Dick Spotswood: Now political focus shifts to 2014 supervisors races
WHEN the last person cast his or her vote in Tuesday's election, one political season came to an end and the next one opened. Starting today, contests for the 2014 June primary election are under way. The marquee races are for two seats on Marin County's five-member Board of Supervisors. This marks the first day that Carol Brandt and San Rafael Councilman Damon Connolly are on the hustings, actively campaigning for a supervisorial seat. The big question is whether Adams will try for a fourth four-year term.
Expect her decision by Christmas. It's possible that Adams, a Ph.D. in nursing in her private life, will retire. She may instead urge her top administrative aide, Susannah Clark, to go for the soon-to-be $107,000-a-year job.
Next June also sees a race is the Novato-based 5th District between the incumbent, Supervisor Judy Arnold, and Marin real estate agent Toni Shroyer.
Arnold is the most effective politician on a county governing board where talent in the political arts is in short supply. She faces a competitive contest against Shroyer, whose enthusiasm and drive could power North Marin's electrical grid.

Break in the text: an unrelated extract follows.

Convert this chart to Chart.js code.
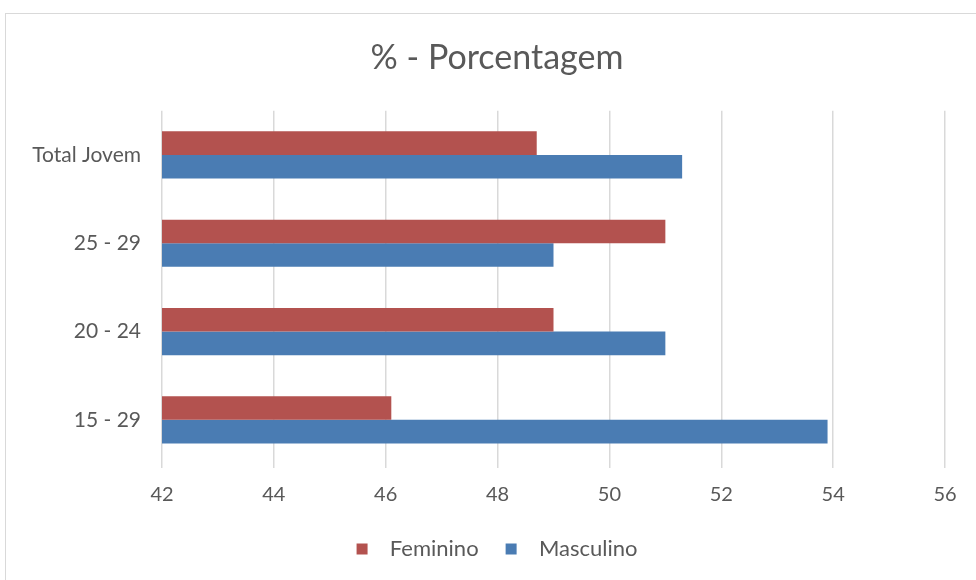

Issues include affordable housing, the supervisors' "community service" fund, the county's unfunded public employee pension debt and county government's $30 million software fiasco.
Shroyer, Brandt and, to a lesser extent, Connolly, will be running against a Marin establishment that supports all five incumbent county supervisors. Arnold and Adams, if she runs, will be financially backed by public employee unions, developers and larger business interests.
The dilemma Brandt, Shroyer and Connolly face is marshalling resources to mount effective efforts. It takes at least $100,000 for a winning campaign.
Some are skeptical that neighborhood associations, community-oriented environmentalists and individual homeowners will pony up significant financial contributions to make the challengers' campaigns successful. Their uphill task is to prove them wrong.